Ainda não foram consolidados os dados do Orçamento da União Executado em 2012, mas nos últimos dias do ano o noticiário nacional divulgou que o Tesouro Nacional chegou a pagar 45,1% de juros a detentores de títulos da dívida. Adicionalmente, R$ 15,8 bilhões foram levantados junto ao Fundo Soberano, Caixa Econômica Federal e BNDES para cumprir a meta do superávit primário (reserva anual utilizada para garantir os pagamentos do serviço da dívida), enquanto recursos faltam para programas essenciais aos milhões de brasileiros excluídos do acesso aos direitos sociais.

O princípio da vedação do retrocesso social, consagrado pela ordem jurídica internacional (conforme se depreende do General Comment n. 03, do Comitê de Direitos Econômicos, Sociais e Culturais), vem sendo continuamente descumprido pelo Estado Brasileiro, que tem contingenciado gastos sociais (em especial os previdenciários), para cumprir a chamada meta de superávit primário. A dívida, portanto, cumpre um papel determinante na restrição à destinação de recursos às já tão carentes áreas sociais.

O descumprimento, desde 1988, do art. 26 do ADCT (que prevê a realização de auditoria da dívida por meio de comissão mista no Congresso Nacional) viola preceito fundamental (conforme ADPF 59 proposta pela OAB junto ao STF), além de diversos princípios, especialmente o da transparência. A população brasileira, que tem arcado com o pesado pagamento dessa dívida “pública”, sequer conhece a sua contrapartida, ou os credores que recebem os onerosos juros sobre juros, embora um reduzido grupo de bancos nacionais e estrangeiros tenham o privilégio de atuar como “dealers” com prioridade para a compra dos títulos, conforme Ato Normativo Conjunto n° 26 e 27, de 08/02/2012.

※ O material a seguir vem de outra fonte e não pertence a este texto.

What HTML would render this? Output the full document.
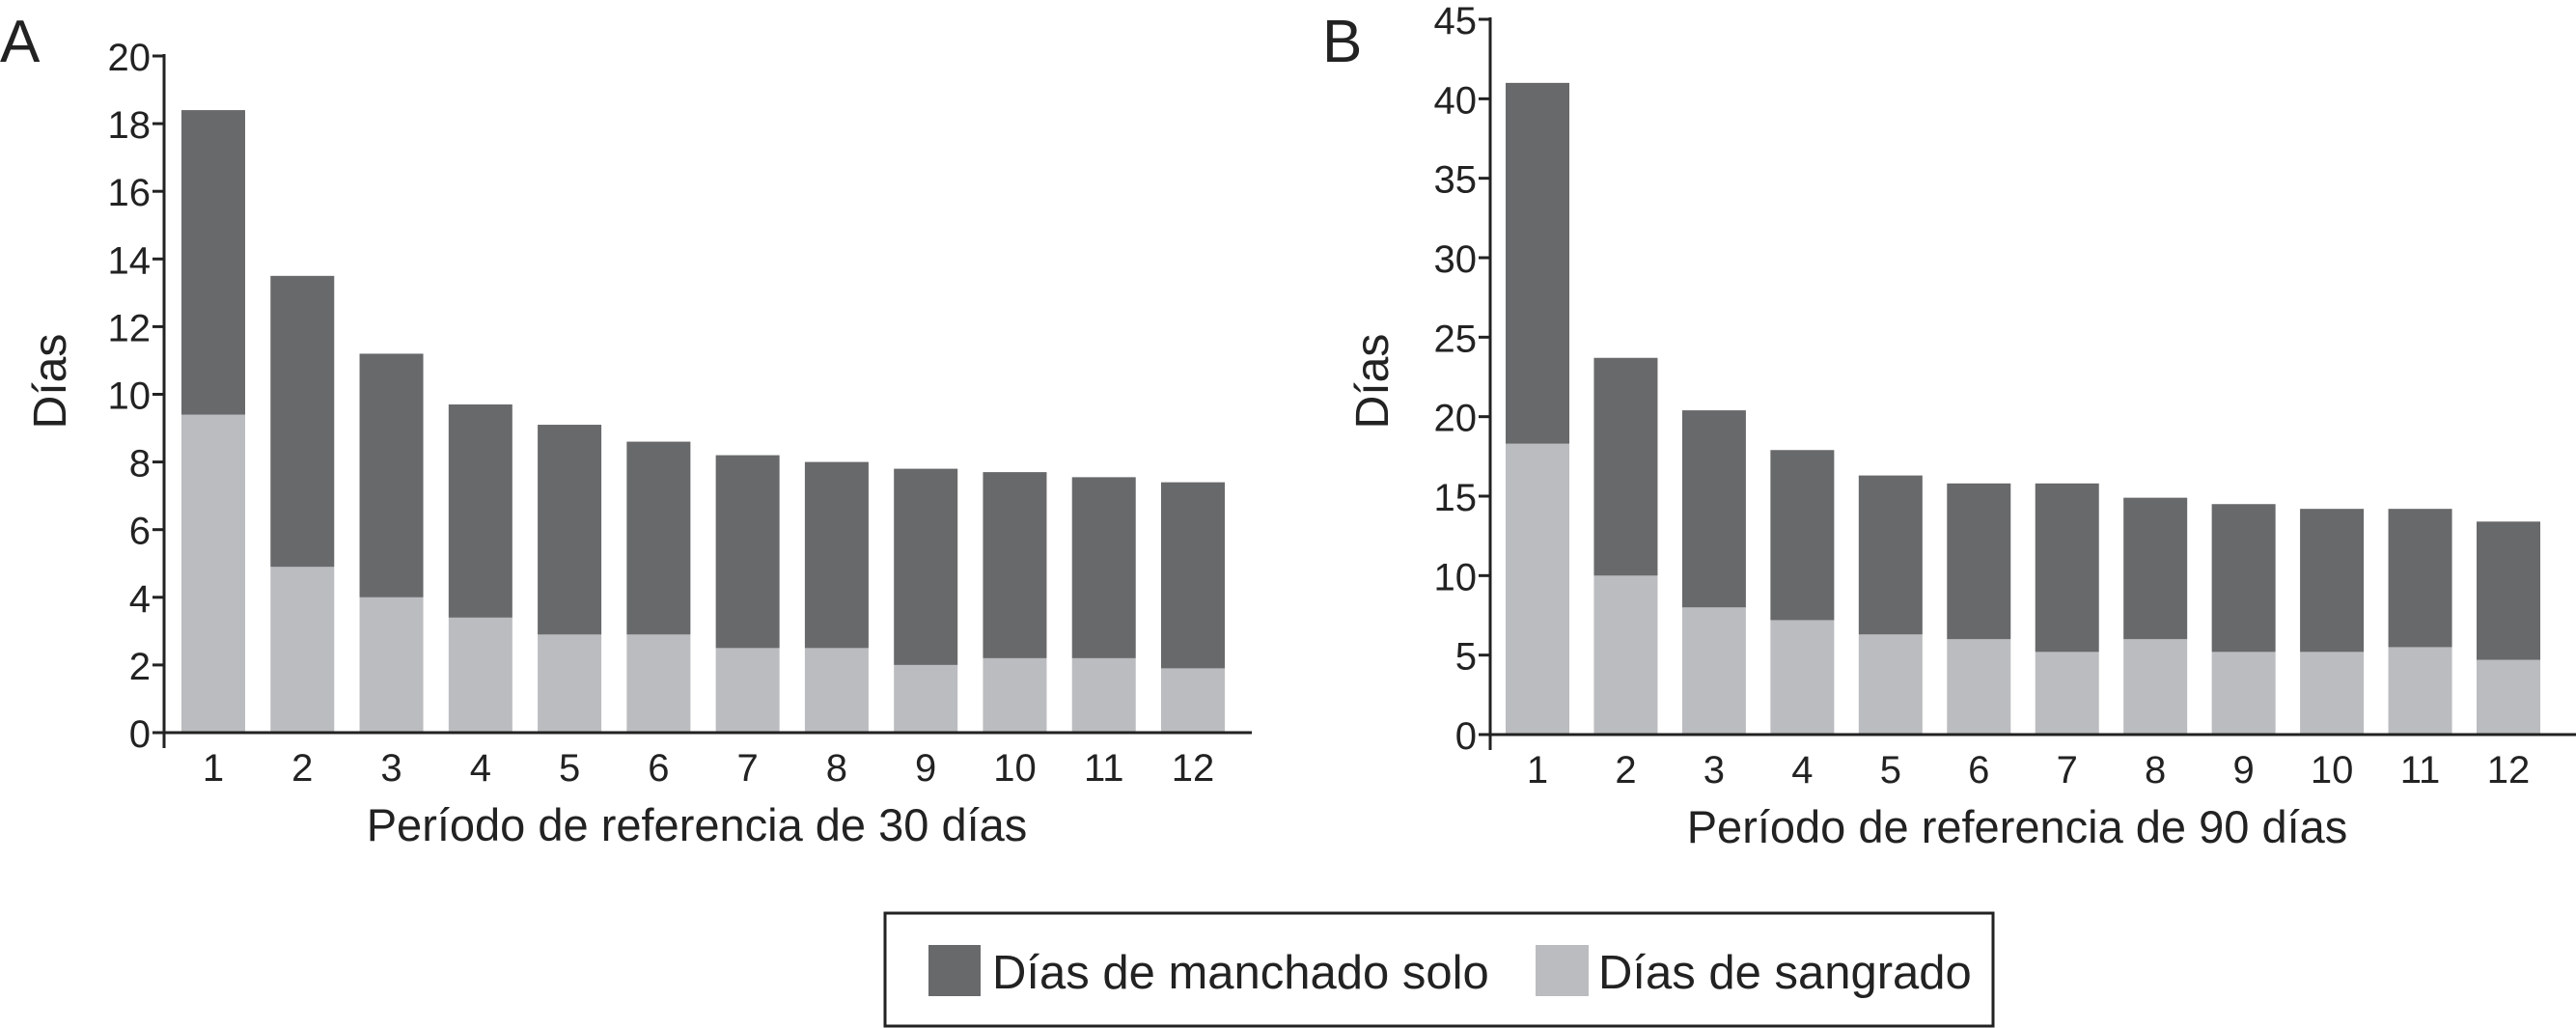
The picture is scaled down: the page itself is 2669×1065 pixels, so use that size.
<!DOCTYPE html>
<html><head><meta charset="utf-8"><style>
html,body{margin:0;padding:0;background:#fff;}
svg{display:block;font-family:"Liberation Sans Narrow","Liberation Sans",sans-serif;}
</style></head><body>
<svg width="2669" height="1065" viewBox="0 0 2669 1065">
<g id="gA"></g>
<g id="gB"></g>
<g>
<rect x="917" y="946" width="1148" height="117" fill="#fff" stroke="#222" stroke-width="3"/>
<rect x="962" y="979" width="54" height="53" fill="#68696b"/>
<text x="1028" y="1024" font-size="49" fill="#222">Días de manchado solo</text>
<rect x="1591" y="979" width="55" height="53" fill="#bbbcbf"/>
<text x="1656" y="1024" font-size="49" fill="#222">Días de sangrado</text>
</g>
</svg>
<script>
const categories = ["1","2","3","4","5","6","7","8","9","10","11","12"];
const totalA = [18.4,13.5,11.2,9.7,9.1,8.6,8.2,8.0,7.8,7.7,7.55,7.4];
const bleedA = [9.4,4.9,4.0,3.4,2.9,2.9,2.5,2.5,2.0,2.2,2.2,1.9];
const ticksA = [0,2,4,6,8,10,12,14,16,18,20];
const totalB = [41,23.7,20.4,17.9,16.3,15.8,15.8,14.9,14.5,14.2,14.2,13.4];
const bleedB = [18.3,10,8,7.2,6.3,6.0,5.2,6.0,5.2,5.2,5.5,4.7];
const ticksB = [0,5,10,15,20,25,30,35,40,45];
const NS="http://www.w3.org/2000/svg";
function mk(parent,tag,attrs,text){const e=document.createElementNS(NS,tag);for(const k in attrs)e.setAttribute(k,attrs[k]);if(text!==undefined)e.textContent=text;parent.appendChild(e);return e;}
function panel(gid,cfg,total,bleed,ticks){
  const g=document.getElementById(gid);
  const y=v=>cfg.y0-(v/cfg.max)*(cfg.y0-cfg.yTop);
  const x=i=>cfg.c0+i*(cfg.c1-cfg.c0)/(categories.length-1);
  const bw=66;
  categories.forEach((c,i)=>{
    let r=mk(g,'rect',{x:x(i)-bw/2,y:y(bleed[i]),width:bw,height:y(0)-y(bleed[i]),fill:'#bbbcbf'});
    
    
    r=mk(g,'rect',{x:x(i)-bw/2,y:y(total[i]),width:bw,height:y(bleed[i])-y(total[i]),fill:'#68696b'});
    
    
    const t=mk(g,'text',{x:x(i),y:cfg.y0+50,'font-size':40,'text-anchor':'middle',fill:'#222'},c);
    
    
  });
  ticks.forEach(v=>{
    const l=mk(g,'line',{x1:cfg.ax-12,x2:cfg.ax,y1:y(v),y2:y(v),stroke:'#222','stroke-width':3});
    
    
    const t=mk(g,'text',{x:cfg.ax-14,y:y(v)+15,'font-size':40,'text-anchor':'end',fill:'#222'},String(v));
    
    
  });
  let a=mk(g,'line',{x1:cfg.ax,x2:cfg.ax,y1:cfg.yTop-2,y2:cfg.y0+16,stroke:'#222','stroke-width':3});
  
  
  a=mk(g,'line',{x1:cfg.ax,x2:cfg.xEnd,y1:cfg.y0,y2:cfg.y0,stroke:'#222','stroke-width':3});
  
  
  let t=mk(g,'text',{x:cfg.titleX,y:cfg.y0+112,'font-size':47,'text-anchor':'middle',fill:'#222'},cfg.title);
  
  
  t=mk(g,'text',{x:0,y:0,'font-size':48,'text-anchor':'middle',fill:'#222',transform:`translate(${cfg.ylabX},395) rotate(-90)`},'Días');
  
  
  t=mk(g,'text',{x:cfg.letterX,y:64,'font-size':62,fill:'#222'},cfg.letter);
  
  
}
panel('gA',{y0:759,yTop:58,max:20,ax:170,xEnd:1297,c0:221,c1:1236,title:'Período de referencia de 30 días',titleX:722,ylabX:68,letterX:0,letter:'A'},totalA,bleedA,ticksA);
panel('gB',{y0:761,yTop:20,max:45,ax:1544,xEnd:2669,c0:1593,c1:2599,title:'Período de referencia de 90 días',titleX:2090,ylabX:1438,letterX:1370,letter:'B'},totalB,bleedB,ticksB);
</script>
</body></html>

O endividamento público é um dos principais veículos para a importação da crise financeira global, que tem abalado as economias de países que eram considerados de Primeiro Mundo, mas que a sujeição às insaciáveis exigências do mercado financeiro tem levado a intensas convulsões sociais, devido a sucessivas violações aos direitos humanos. O Brasil, que sequer possui hoje um patamar apropriado de desenvolvimento humano, está correndo o risco de sofrer novas depressões econômicas, que terão devastador efeito sobre a maior parcela da população. É urgente a revisão histórica e o controle efetivo e cidadão para estancar os nocivos efeitos desse endividamento. O primeiro passo é o aprofundamento das investigações que permitirão o conhecimento baseado em documentos e provas, mediante a realização de uma auditoria integral e com participação cidadã.

Para melhor fundamentar as razões acima, anexamos a esta carta Parecer Jurídico elaborado durante os trabalhos da CPI da Dívida pela Dra. Flávia Piovesan, Professora e Procuradora do Estado de São Paulo, no qual se especificam as relações entre a questão do endividamento e o tema dos direitos humanos.

Participaram da audiência representantes de movimentos sociais ligados à Igreja Católica (Irmã Delci Franzen, que coordenou durante mais de uma década as Pastorais Sociais da CNBB e atualmente coordena o CAIS e a Miseror no Brasil); das centrais sindicais Conlutas (Antonio Martins Guillen) e Intersindical (Antonieta Xavier), e da Auditoria Cidadã da Dívida (Maria Lucia Fattorelli, Laerço Bezerra e João Gabriel Pimentel Lopes).